Chayka: Seus clientes principais são os anunciantes. Enquanto a gente interage, o modelo de negócio funciona. Além disso, elas apostam que o conteúdo gerado por humanos vai ser substituído por IA. A Meta, por exemplo, já tá enchendo o Facebook e o Instagram com conteúdo gerado por computador – infinito e barato, mas sem graça, na minha opinião.
Kay: Você acha que as pessoas vão deixar de acessar as redes pra ver o que os amigos fizeram nas férias?
Chayka: Sim, acho que já existe um declínio. Tem um estudo que mostra menos gente postando no TikTok. Mas o Instagram, por exemplo, percebeu que o compartilhamento pessoal migrou para mensagens diretas e conversas individuais. A gente *precisa* de redes sociais online, mas as atuais não atendem mais a essa necessidade. Por isso, devem surgir novos aplicativos, talvez um WhatsApp turbinado ou um sistema melhor para grupos de conversa. Estamos indo para conexões mais privadas e íntimas.
Kay: Meus filhos, na faixa dos 20 e adolescentes, me fizeram pensar: a minha geração achava que os jovens não ligavam pra privacidade e postavam tudo. Será que estávamos errados? Será que eles testaram esse mundo público e agora preferem grupos mais íntimos?
Chayka: Acho que a gente aprendeu, na década de 2010, os lados ruins de compartilhar a vida privada. A vergonha pública, os constrangimentos virais… O contrato social das redes mudou. Antes, postar atraía um público grande, mas isso virou um círculo vicioso, que consome toda a sua vida. A não ser que você seja influenciador, as desvantagens superam as vantagens. É melhor mandar mensagem para os amigos.
Kay: Conversei com Jonathan Haidt (autor de “Geração Ansiosa”), que tenta proibir celulares nas escolas. Se essa tendência de “postagens zero” pegar, será mais fácil combater o vício em celulares?
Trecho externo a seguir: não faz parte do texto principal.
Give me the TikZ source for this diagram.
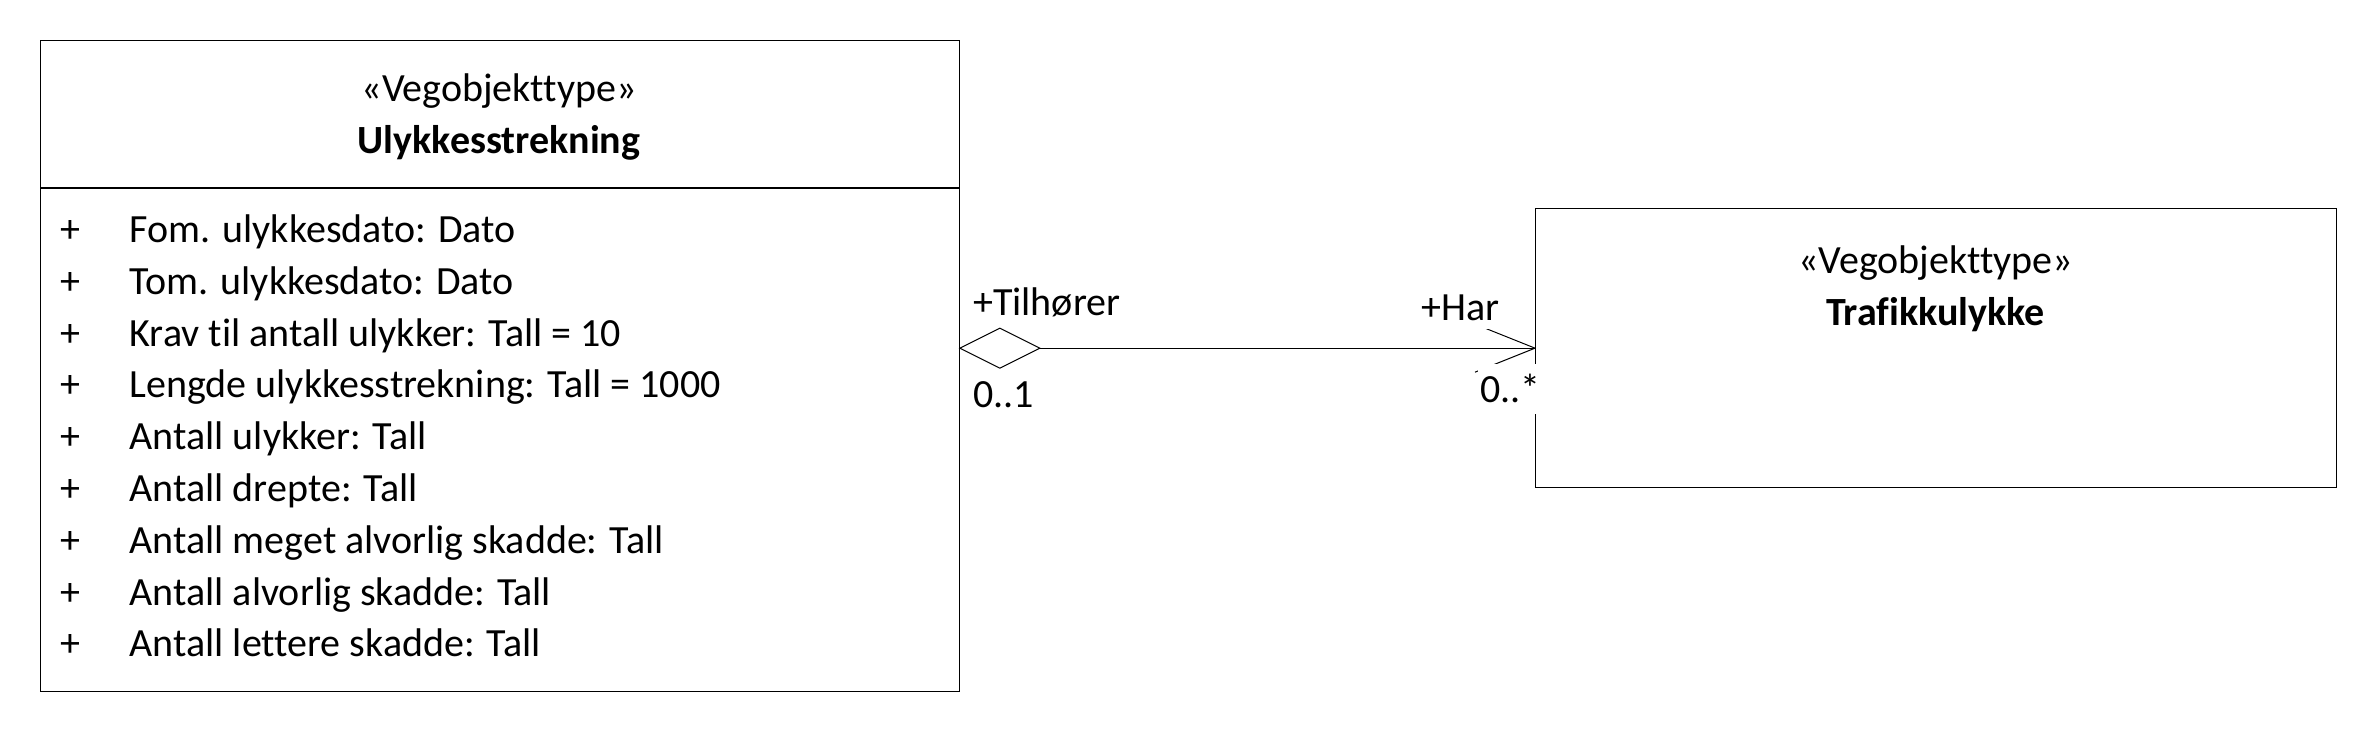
\documentclass[tikz,border=0pt]{standalone}
\usepackage{fontspec}
\setmainfont{Carlito}[Ligatures=NoCommon]
\begin{document}
\begin{tikzpicture}[x=1pt,y=-1pt,
  font=\fontsize{40}{48}\selectfont,
  classbox/.style={draw, line width=1.3pt, inner sep=0pt, anchor=north west},
  txt/.style={inner sep=0pt},
  conn/.style={line width=1pt},
  rolelabel/.style={inner xsep=2pt, inner ysep=0pt, fill=white}]
\fill[white] (0,0) rectangle (2376,732);
\useasboundingbox (0,0) rectangle (2376,732);
% Left class
\node[classbox, minimum width=918.5pt, minimum height=651pt] (A) at (40,40) {};
\coordinate (divL) at (40,188);
\coordinate (divR) at (958.5,188);
\draw[line width=1.3pt] (divL) -- (divR);
\node[txt, anchor=base] (As) at (499,101.5) {«Vegobjekttype»};
\node[txt, anchor=base] (An) at (499,153.3) {\bfseries Ulykkesstrekning};
\foreach \t [count=\i from 0] in {Fom. ulykkesdato: Dato, Tom. ulykkesdato: Dato, Krav til antall ulykker: Tall = 10, Lengde ulykkesstrekning: Tall = 1000, Antall ulykker: Tall, Antall drepte: Tall, Antall meget alvorlig skadde: Tall, Antall alvorlig skadde: Tall, Antall lettere skadde: Tall}{
  \node[txt, anchor=base] (p\i) at (70,242.5+51.8*\i) {+};
  \node[txt, anchor=base west] (a\i) at (129.5,242.5+51.8*\i) {\t};
}
% Right class
\node[classbox, minimum width=801pt, minimum height=279pt] (B) at (1535,208) {};
\node[txt, anchor=base] (Bs) at (1935.5,273) {«Vegobjekttype»};
\node[txt, anchor=base] (Bn) at (1935.5,325) {\bfseries Trafikkulykke};
% Association
\coordinate (d0) at (A.east |- B.west);
\coordinate (d1) at ([xshift=80pt]d0);
\draw[conn] (d0) -- ++(40,-20) -- (d1) -- ++(-40,20) -- cycle;
\draw[conn] (d1) -- (B.west);
\draw[conn] (B.west) -- ++(-60,-24);
\draw[conn] (B.west) -- ++(-60,24);
% Labels
\node[txt, anchor=base west] (lt) at (973,315) {+Tilhører};
\node[txt, anchor=base west] (lm) at (973,407) {0..1};
\node[rolelabel, anchor=base west, text height=28pt, text depth=9pt] (rt) at (1419.7,320) {+Har};
\node[rolelabel, anchor=base west, text height=38.7pt, text depth=11.3pt] (rm) at (1478,402.5) {0..*};
\end{tikzpicture}
\end{document}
Chayka: Boa pergunta. Acho que já passamos do auge das redes sociais, mas isso não elimina as conversas digitais o tempo todo. Essa conversa migrou dos canais públicos para grupos, mensagens diretas ou plataformas efêmeras como o Snapchat. A dependência e a distração continuam, mas a exposição pública diminuiu. É melhor não estar totalmente exposto ao mundo. Ainda mandamos mensagens, consumimos memes… a distração persiste.
Kay: E daqui a cinco anos? Como vamos usar nossos celulares?
Chayka: Mais como TV. A gente vê uma junção de YouTube, TikTok e Netflix – uma mistura infernal de áudio, vídeo e algoritmos. As conversas e o lado social vão migrar para mensagens ou para a vida real. Esse pico das redes sociais talvez tenha criado um desejo de interação real, mostrando o valor das conexões presenciais. Isso me dá esperança.
Kay: Chegaremos a um mundo sem postagens?
Chayka: Sim, mais cedo do que imaginamos. Não há incentivo para postar selfies ou fotos do café da manhã se ninguém presta atenção, se você só compete com um monte de conteúdo genérico. Talvez as redes sociais fossem uma aberração, uma ideia falsa de que todo mundo devia compartilhar tudo publicamente. Agora, estamos percebendo os danos e mudando nossos hábitos.